Discover key concepts behind ensemble diversity and why combining different models leads to improved machine learning results. This quiz covers benefits, strategies, and examples of model diversity in ensemble methods for better prediction accuracy.

  1. Basic Principle of Ensemble Diversity

    Why does increasing diversity among models in an ensemble often lead to better performance?

    1. Because models with identical training data cannot overfit
    2. Because diverse models make different errors, reducing overall mistakes
    3. Because similar models guarantee the same predictions
    4. Because a single model is always weaker than an ensemble

    Explanation: When models in an ensemble are different from each other, their mistakes tend to be uncorrelated, so averaging their predictions reduces overall errors. Choosing similar models will not generate new insights or correct each other's misjudgments. Identical training data may still result in overfitting, especially if models are too similar. A single model can sometimes outperform a poorly constructed ensemble, so combining the right diversity is essential.

  2. Types of Diversity

    Which of these is NOT a common approach to introducing diversity in an ensemble?

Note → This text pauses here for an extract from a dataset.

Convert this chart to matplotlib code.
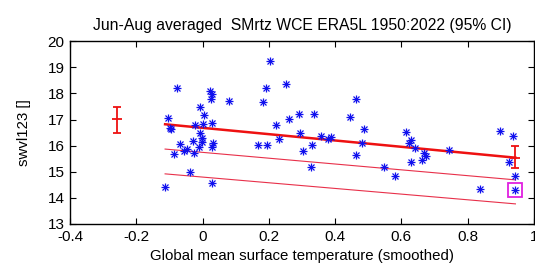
"""Jun-Aug SMrtz WCE ERA5L against smoothed GMST, gnuplot-like look."""

import matplotlib

matplotlib.use("Agg")
import matplotlib.pyplot as plt

plt.rcParams["font.family"] = ["Liberation Sans", "DejaVu Sans"]

gmst = [
    -0.113, -0.103, -0.098, -0.095, -0.085, -0.078, -0.068, -0.056, -0.047,
    -0.037, -0.030, -0.027, -0.022, -0.012, -0.009, -0.007, -0.002, -0.002,
    0.000, 0.003, 0.021, 0.026, 0.030, 0.028, 0.031, 0.030, 0.030, 0.079,
    0.167, 0.182, 0.194, 0.192, 0.204, 0.221, 0.232, 0.253, 0.260, 0.292,
    0.295, 0.303, 0.328, 0.330, 0.337, 0.358, 0.380, 0.389, 0.446, 0.463,
    0.463, 0.481, 0.486, 0.547, 0.580, 0.614, 0.622, 0.630, 0.630, 0.642,
    0.663, 0.667, 0.673, 0.745, 0.836, 0.897, 0.924, 0.936, 0.942, 0.944,
]
swvl = [
    14.43, 17.05, 16.69, 16.62, 15.67, 18.22, 16.07, 15.81, 15.86,
    15.00, 16.18, 15.71, 16.78, 15.94, 17.47, 16.48, 16.31, 16.15,
    16.82, 17.18, 18.10, 17.79, 17.98, 15.96, 16.09, 16.88, 14.56, 17.71,
    16.03, 17.66, 16.04, 18.22, 19.26, 16.79, 16.26, 18.36, 17.01, 17.21,
    16.48, 15.80, 15.20, 16.03, 17.21, 16.37, 16.26, 16.32, 17.09, 17.79,
    15.64, 16.09, 16.64, 15.17, 14.84, 16.54, 16.09, 16.22, 15.39, 15.92,
    15.45, 15.73, 15.61, 15.84, 14.33, 16.57, 15.39, 16.37, 14.84, 14.30,
]

# 拟合线与两条回归期线的端点
fit_x = [-0.113, 0.944]
fit_y = [16.82, 15.54]
rp1_y = [15.87, 14.69]
rp2_y = [14.92, 13.77]

# 置信区间误差棒
ci_x = [-0.257, 0.944]
ci_mid = [17.01, 15.54]
ci_low = [16.50, 15.16]
ci_high = [17.48, 16.00]

# 标记的年份（2022）
mark_x = [0.944]
mark_y = [14.30]

x_ticks = [-0.4, -0.2, 0, 0.2, 0.4, 0.6, 0.8, 1]
y_ticks = [13, 14, 15, 16, 17, 18, 19, 20]

fig = plt.figure(figsize=(5.35, 2.75), dpi=100)
# 右边框几乎贴着图片边缘，刻度 "1" 会被裁掉一半
ax = fig.add_axes([0.1308, 0.1855, 0.8673, 0.6645])

ax.plot(fit_x, rp1_y, color="#e8304a", lw=0.8, zorder=2)
ax.plot(fit_x, rp2_y, color="#e8304a", lw=0.8, zorder=2)
ax.plot(fit_x, fit_y, color="#ee1111", lw=1.8, zorder=2)

ax.plot(gmst, swvl, ls="none", marker="+", ms=5.5, mew=0.9, color="#1010ee", zorder=3)
ax.plot(gmst, swvl, ls="none", marker="x", ms=4.2, mew=0.9, color="#1010ee", zorder=3)

yerr = [
    [m - lo for m, lo in zip(ci_mid, ci_low)],
    [hi - m for m, hi in zip(ci_mid, ci_high)],
]
ax.errorbar(ci_x, ci_mid, yerr=yerr, fmt="none", ecolor="#ee1111",
            elinewidth=1.3, capsize=3.2, capthick=1.3, zorder=4)
# 中心的小横线
ax.plot(ci_x, ci_mid, ls="none", marker="_", ms=6.5, mew=1.3, color="#ee1111", zorder=4)

ax.plot(mark_x, mark_y, ls="none", marker="s", ms=9.5, mfc="none",
        mec="#e020e0", mew=1.3, zorder=5)

ax.set_xlim(-0.4, 1.0)
ax.set_ylim(13, 20)
ax.set_xticks(x_ticks)
ax.set_xticklabels(["-0.4", "-0.2", "0", "0.2", "0.4", "0.6", "0.8", "1"])
ax.set_yticks(y_ticks)
ax.tick_params(direction="in", length=4.5, width=0.8, top=True, right=True,
               labelsize=11, pad=4)
for spine in ax.spines.values():
    spine.set_linewidth(1.0)

ax.set_title("Jun-Aug averaged  SMrtz WCE ERA5L 1950:2022 (95% CI)",
             fontsize=11.3, pad=8)
ax.set_xlabel("Global mean surface temperature (smoothed)", fontsize=10.8, labelpad=4)
ax.set_ylabel("swvl123 []", fontsize=10.8, labelpad=12)

fig.savefig("out.png", dpi=100)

    1. Giving every model the exact same algorithm and parameters
    2. Using various model architectures within the ensemble
    3. Training each model on different subsets of data
    4. Using different input features for each model

    Explanation: Diversity is typically increased by varying input features, using different data subsets, or mixing model architectures. If every model has the same algorithm and parameters, and is trained identically, the ensemble lacks diversity and will likely make correlated errors. The other options actively promote diversity and complementary learning.

  3. Real-World Example

    If an ensemble includes both a decision tree and a neural network, what form of diversity is demonstrated?

    1. Parameter redundancy
    2. Algorithmic diversity
    3. Data splitting diversity
    4. Output similarity

    Explanation: Including models of different types, such as decision trees and neural networks, showcases algorithmic diversity because different algorithms solve problems in unique ways. Data splitting refers to dividing data among models, which is not the case here. Parameter redundancy implies unnecessary duplication, which is not what diversity promotes. Output similarity contradicts the goal of model diversity: uncorrelated errors.

  4. Handling Overfitting

    How does diversity in an ensemble help reduce the risk of overfitting on training data?

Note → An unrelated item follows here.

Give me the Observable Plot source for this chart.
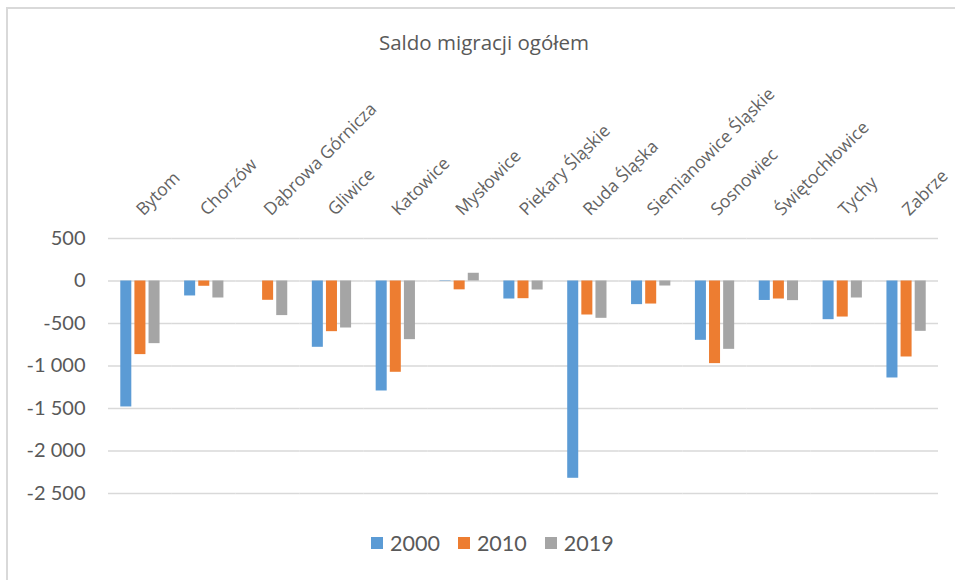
<!DOCTYPE html>
<html><head><meta charset="utf-8">
<script src="https://cdn.jsdelivr.net/npm/d3@7"></script>
<script src="https://cdn.jsdelivr.net/npm/@observablehq/plot@0.6"></script>
<style>
body{margin:0;background:#fff;width:955px;height:580px;overflow:hidden;position:relative;}
#frame{position:absolute;left:6px;top:7px;width:960px;height:590px;border:2px solid #d9d9d9;box-sizing:border-box;}
#title{position:absolute;left:0;width:968px;top:28px;text-align:center;font:20.5px "Open Sans";color:#595959;}
#chart{position:absolute;left:0;top:60px;}
#legend{position:absolute;left:371px;top:530px;display:flex;align-items:center;font:21.5px Lato;color:#595959;}
.sw{width:12px;height:12px;margin-right:7px;}
.item{display:flex;align-items:center;margin-right:18px;}
</style></head>
<body>
<div id="frame"></div>
<div id="title">Saldo migracji ogółem</div>
<div id="chart"></div>
<div id="legend"></div>
<script>
const cities = ["Bytom","Chorzów","Dąbrowa Górnicza","Gliwice","Katowice","Mysłowice","Piekary Śląskie","Ruda Śląska","Siemianowice Śląskie","Sosnowiec","Świętochłowice","Tychy","Zabrze"];
const years = ["2000","2010","2019"];
const v2000 = [-1482, -176, 0, -780, -1294, -5, -212, -2321, -278, -698, -229, -455, -1141];
const v2010 = [-866, -62, -227, -596, -1074, -104, -208, -400, -271, -972, -212, -424, -894];
const v2019 = [-737, -200, -407, -553, -690, 91, -106, -439, -59, -804, -231, -200, -592];
const yTicks = [500, 0, -500, -1000, -1500, -2000, -2500];
const colors = ["#5b9bd5", "#ed7d31", "#a5a5a5"];

const series = [v2000, v2010, v2019];
const data = cities.flatMap((c, i) => years.map((y, j) => ({city: c, year: y, value: series[j][i]})));
const locale = d3.formatLocale({decimal: ",", thousands: " ", grouping: [3], currency: ["", ""], minus: "-"});
const fmt = locale.format(",d");

const chart = Plot.plot({
  width: 955, height: 443,
  marginTop: 178, marginBottom: 10, marginLeft: 108, marginRight: 17,
  style: {fontFamily: "Lato", fontSize: "20px", color: "#595959", background: "transparent", overflow: "visible"},
  fx: {domain: cities, padding: 0, round: false, axis: null},
  x: {domain: years, paddingInner: 0.22, paddingOuter: 0.87, round: false, axis: null},
  y: {domain: [-2500, 500], axis: null},
  color: {domain: years, range: colors},
  marks: [
    Plot.ruleY(yTicks, {stroke: "#d9d9d9", strokeWidth: 1.3}),
    Plot.barY(data, {fx: "city", x: "year", y1: 0, y2: "value", fill: "year"}),
    Plot.axisY({ticks: yTicks, tickFormat: fmt, tickSize: 0, tickPadding: 23, fontSize: 20, label: null}),
    Plot.text(cities, {fx: d => d, text: d => d, frameAnchor: "top", rotate: -45, textAnchor: "start", lineAnchor: "bottom", dx: 3, dy: -22, fontFamily: "Open Sans", fontSize: 17.5, fill: "#636363"})
  ]
});
document.getElementById("chart").appendChild(chart);

const legend = document.getElementById("legend");
years.forEach((y, i) => {
  const it = document.createElement("div");
  it.className = "item";
  const sw = document.createElement("div");
  sw.className = "sw";
  sw.style.background = colors[i];
  const t = document.createElement("span");
  t.textContent = y;
  it.appendChild(sw); it.appendChild(t);
  legend.appendChild(it);
});
</script>
</body></html>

    1. By limiting the number of models as much as possible
    2. By ensuring models do not all rely on the same patterns and errors
    3. By focusing only on improving individual model accuracy
    4. By repeating the same model multiple times

    Explanation: A diverse ensemble reduces the risk of overfitting because different models may capture different data characteristics or errors, making the ensemble's overall prediction more robust. Using the same model repeatedly or severely limiting ensemble size does not enhance diversity. Focusing solely on improving one model's accuracy misses the benefits of ensemble combination and error balancing.

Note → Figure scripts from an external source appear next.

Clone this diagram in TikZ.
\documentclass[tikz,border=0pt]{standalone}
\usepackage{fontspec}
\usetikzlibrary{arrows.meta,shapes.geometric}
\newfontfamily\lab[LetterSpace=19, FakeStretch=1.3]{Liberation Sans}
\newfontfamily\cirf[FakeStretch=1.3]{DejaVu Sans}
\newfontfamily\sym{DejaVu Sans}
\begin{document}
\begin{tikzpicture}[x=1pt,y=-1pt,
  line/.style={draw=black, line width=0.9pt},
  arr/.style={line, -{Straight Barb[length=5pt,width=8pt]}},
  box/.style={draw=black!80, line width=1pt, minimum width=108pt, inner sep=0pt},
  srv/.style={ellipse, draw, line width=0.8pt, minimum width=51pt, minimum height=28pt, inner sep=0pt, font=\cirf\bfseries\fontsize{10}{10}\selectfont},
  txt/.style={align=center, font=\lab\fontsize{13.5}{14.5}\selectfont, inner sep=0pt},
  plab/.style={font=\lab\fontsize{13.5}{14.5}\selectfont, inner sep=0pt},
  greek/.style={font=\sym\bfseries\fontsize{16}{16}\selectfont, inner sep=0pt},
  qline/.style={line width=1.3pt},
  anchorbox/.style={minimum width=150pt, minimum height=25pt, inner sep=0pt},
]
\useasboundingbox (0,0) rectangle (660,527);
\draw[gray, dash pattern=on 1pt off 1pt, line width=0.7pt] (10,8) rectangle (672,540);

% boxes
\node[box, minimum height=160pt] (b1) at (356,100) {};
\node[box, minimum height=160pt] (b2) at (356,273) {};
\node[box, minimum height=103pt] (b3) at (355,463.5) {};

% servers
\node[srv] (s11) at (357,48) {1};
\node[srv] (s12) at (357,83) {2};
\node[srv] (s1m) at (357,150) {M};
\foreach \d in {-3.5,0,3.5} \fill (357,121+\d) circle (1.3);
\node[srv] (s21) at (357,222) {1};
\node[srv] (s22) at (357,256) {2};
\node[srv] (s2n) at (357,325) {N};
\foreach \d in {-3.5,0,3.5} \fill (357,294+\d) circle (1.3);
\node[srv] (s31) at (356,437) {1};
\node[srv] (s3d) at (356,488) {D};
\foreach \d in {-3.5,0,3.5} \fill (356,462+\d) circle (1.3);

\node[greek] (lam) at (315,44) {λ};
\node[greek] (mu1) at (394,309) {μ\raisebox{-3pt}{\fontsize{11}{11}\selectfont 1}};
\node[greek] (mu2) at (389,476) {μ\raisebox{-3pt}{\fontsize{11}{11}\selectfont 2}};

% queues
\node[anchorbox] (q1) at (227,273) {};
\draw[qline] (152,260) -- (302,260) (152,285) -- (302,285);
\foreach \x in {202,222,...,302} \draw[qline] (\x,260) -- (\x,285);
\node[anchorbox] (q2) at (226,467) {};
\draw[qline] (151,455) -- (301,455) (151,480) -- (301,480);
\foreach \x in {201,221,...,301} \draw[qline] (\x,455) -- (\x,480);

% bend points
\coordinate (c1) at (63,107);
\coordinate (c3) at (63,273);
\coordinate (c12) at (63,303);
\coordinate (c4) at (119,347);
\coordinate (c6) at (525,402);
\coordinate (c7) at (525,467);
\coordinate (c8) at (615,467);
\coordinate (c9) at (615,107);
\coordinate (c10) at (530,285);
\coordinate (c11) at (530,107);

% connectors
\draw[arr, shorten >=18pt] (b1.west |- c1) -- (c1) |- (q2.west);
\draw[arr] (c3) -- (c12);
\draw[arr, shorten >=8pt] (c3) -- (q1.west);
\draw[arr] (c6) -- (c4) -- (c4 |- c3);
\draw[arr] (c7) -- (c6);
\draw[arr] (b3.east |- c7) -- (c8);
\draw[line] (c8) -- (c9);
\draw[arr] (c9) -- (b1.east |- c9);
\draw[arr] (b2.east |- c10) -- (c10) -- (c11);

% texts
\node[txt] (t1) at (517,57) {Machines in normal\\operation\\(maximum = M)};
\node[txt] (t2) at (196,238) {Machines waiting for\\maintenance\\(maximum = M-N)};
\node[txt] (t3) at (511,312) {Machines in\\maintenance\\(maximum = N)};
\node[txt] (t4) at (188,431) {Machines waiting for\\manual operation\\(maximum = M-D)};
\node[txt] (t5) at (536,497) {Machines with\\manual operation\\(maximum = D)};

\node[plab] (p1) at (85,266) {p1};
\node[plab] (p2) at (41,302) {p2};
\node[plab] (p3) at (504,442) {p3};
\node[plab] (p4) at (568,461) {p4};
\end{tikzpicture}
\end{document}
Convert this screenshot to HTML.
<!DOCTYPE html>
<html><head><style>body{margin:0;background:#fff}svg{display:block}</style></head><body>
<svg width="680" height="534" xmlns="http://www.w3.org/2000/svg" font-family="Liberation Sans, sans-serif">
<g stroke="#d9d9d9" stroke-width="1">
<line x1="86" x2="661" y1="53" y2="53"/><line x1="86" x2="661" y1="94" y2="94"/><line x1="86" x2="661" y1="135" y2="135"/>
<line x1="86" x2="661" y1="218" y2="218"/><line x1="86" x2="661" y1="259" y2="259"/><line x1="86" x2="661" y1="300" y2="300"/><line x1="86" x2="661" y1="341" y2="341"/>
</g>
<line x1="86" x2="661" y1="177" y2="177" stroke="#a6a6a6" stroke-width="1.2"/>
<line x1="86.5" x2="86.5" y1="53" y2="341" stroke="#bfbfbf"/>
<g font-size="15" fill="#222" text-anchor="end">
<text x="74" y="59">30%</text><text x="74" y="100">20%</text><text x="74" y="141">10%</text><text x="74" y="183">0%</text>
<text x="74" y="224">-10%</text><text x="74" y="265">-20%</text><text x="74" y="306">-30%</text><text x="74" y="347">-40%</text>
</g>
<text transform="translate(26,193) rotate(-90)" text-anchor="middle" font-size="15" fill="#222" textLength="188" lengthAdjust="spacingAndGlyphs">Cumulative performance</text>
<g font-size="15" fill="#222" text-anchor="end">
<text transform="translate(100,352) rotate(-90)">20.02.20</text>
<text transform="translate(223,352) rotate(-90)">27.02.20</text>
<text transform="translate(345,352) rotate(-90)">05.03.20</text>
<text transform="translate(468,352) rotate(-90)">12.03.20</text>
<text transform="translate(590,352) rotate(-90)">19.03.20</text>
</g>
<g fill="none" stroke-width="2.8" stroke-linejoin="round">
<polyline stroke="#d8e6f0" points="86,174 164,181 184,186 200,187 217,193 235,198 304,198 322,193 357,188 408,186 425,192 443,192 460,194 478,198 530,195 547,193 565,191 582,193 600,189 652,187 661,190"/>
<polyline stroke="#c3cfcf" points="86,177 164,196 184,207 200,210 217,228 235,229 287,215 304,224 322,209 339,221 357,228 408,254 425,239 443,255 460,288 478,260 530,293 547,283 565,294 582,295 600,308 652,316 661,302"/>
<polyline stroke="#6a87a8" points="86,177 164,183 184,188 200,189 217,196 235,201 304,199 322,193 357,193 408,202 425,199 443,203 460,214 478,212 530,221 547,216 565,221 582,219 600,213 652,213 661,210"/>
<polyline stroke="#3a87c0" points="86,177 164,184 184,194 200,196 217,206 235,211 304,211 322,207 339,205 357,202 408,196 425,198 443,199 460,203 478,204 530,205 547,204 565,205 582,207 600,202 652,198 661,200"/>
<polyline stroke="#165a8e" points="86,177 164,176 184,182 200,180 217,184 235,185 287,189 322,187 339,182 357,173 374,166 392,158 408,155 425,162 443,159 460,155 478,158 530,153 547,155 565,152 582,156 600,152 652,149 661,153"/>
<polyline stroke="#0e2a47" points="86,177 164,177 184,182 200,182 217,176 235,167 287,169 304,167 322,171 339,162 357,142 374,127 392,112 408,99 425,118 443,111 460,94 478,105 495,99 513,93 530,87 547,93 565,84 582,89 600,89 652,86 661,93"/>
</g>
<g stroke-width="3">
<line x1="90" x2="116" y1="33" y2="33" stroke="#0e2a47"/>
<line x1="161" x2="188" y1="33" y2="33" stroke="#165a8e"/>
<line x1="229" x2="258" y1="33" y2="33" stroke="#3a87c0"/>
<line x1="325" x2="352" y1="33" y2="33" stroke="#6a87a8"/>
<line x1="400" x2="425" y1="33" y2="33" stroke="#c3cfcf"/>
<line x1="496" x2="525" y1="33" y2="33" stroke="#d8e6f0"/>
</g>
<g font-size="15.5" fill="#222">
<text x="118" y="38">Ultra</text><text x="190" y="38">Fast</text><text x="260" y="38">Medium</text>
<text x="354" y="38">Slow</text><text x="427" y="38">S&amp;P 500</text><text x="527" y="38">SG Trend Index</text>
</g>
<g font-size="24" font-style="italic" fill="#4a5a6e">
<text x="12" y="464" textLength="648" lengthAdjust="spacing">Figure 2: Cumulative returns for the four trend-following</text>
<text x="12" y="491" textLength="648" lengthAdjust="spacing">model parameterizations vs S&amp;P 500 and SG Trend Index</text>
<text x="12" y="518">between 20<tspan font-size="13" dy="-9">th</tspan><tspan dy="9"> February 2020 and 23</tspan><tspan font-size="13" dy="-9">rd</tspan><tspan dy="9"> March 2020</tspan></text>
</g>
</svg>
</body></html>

  5. Voting Strategies and Diversity

    In a scenario where ensemble members are highly diverse, which voting mechanism benefits the most from this diversity?

    1. Overfitting voting
    2. Parameter ranking
    3. Majority voting
    4. Identical voting

    Explanation: Majority voting is most effective when ensemble models are diverse because it relies on a range of independent opinions. Identical voting is not a real strategy and fails to capture diversity advantages. Parameter ranking is unrelated to ensemble voting. Overfitting voting is not a standard term and does not match the context.

  6. Bagging and Diversity

    What role does randomness in training data play in creating model diversity in bagging?

    1. It helps each model see different data subsets, increasing diversity
    2. It prevents any form of model learning
    3. It minimizes variation between models deliberately
    4. It ensures every model receives exactly the same data

    Explanation: Randomly sampling the data for each model in bagging makes them train on different subsets, leading to varied learned patterns and higher diversity. Giving all models identical data does not support diversity. Minimizing model variation is counterproductive for ensemble benefits. Preventing learning with randomness is incorrect.

  7. Boosting and Diversity Generation

    How do boosting algorithms typically generate diversity among their ensemble members?

    1. By ignoring the performance of earlier models
    2. By using only random guesses for each model
    3. By adjusting training focus on instances previous models misclassified
    4. By assigning identical weights to all predictions

    Explanation: Boosting creates diversity by repeatedly emphasizing hard-to-classify instances, so each new model differs by correcting the errors of its predecessors. Random guessing does not lead to meaningful diversity. Assigning identical weights or ignoring previous models removes the sequential, adaptive nature that drives diversity in boosting.

  8. Negative Correlation and Ensembles

    Why is negative correlation between ensemble model errors beneficial for overall prediction?

    1. Because models compensate for each other's errors, reducing total mistakes
    2. Because it forces all models to make the same prediction
    3. Because canceling correct predictions increases error rate
    4. Because highly correlated errors lead to better accuracy

    Explanation: When model errors are negatively correlated, one model's mistake may be offset by another's correct prediction, improving ensemble reliability. Canceling correct predictions or forcing the same prediction is undesirable. High error correlation means errors add up rather than balance out, reducing the benefit of an ensemble.

  9. Effect of Too Little Diversity

    What is a likely outcome of using ensemble members that are too similar to each other?

    1. The ensemble will necessarily underfit the data
    2. The ensemble will randomly switch predictions
    3. The ensemble will likely perform much like a single model
    4. The ensemble will always outperform every individual model

    Explanation: If ensemble members are too similar, their errors and predictions overlap, so the combination offers little improvement over any individual. Always outperforming every model is not guaranteed and often not the case. Underfitting is not assured by lack of diversity; it depends on model complexity. Randomly switching predictions is not a characteristic of similar models.

  10. Practical Considerations

    Which situation best demonstrates ensemble diversity improving predictions in practice?

    1. When one model dominates and overrides all other outputs
    2. When models trained on different features successfully predict varied test samples
    3. When the ensemble includes only identical algorithms with same parameters
    4. When all models make the same predictions on every sample

    Explanation: Ensemble diversity is shown when varied models capture different aspects of data, leading to improved performance for a wider set of test samples. If all models predict identically, or if one model dominates, diversity is missing so gains are lost. Using only identical algorithms and parameters does not utilize the strengths of model variety.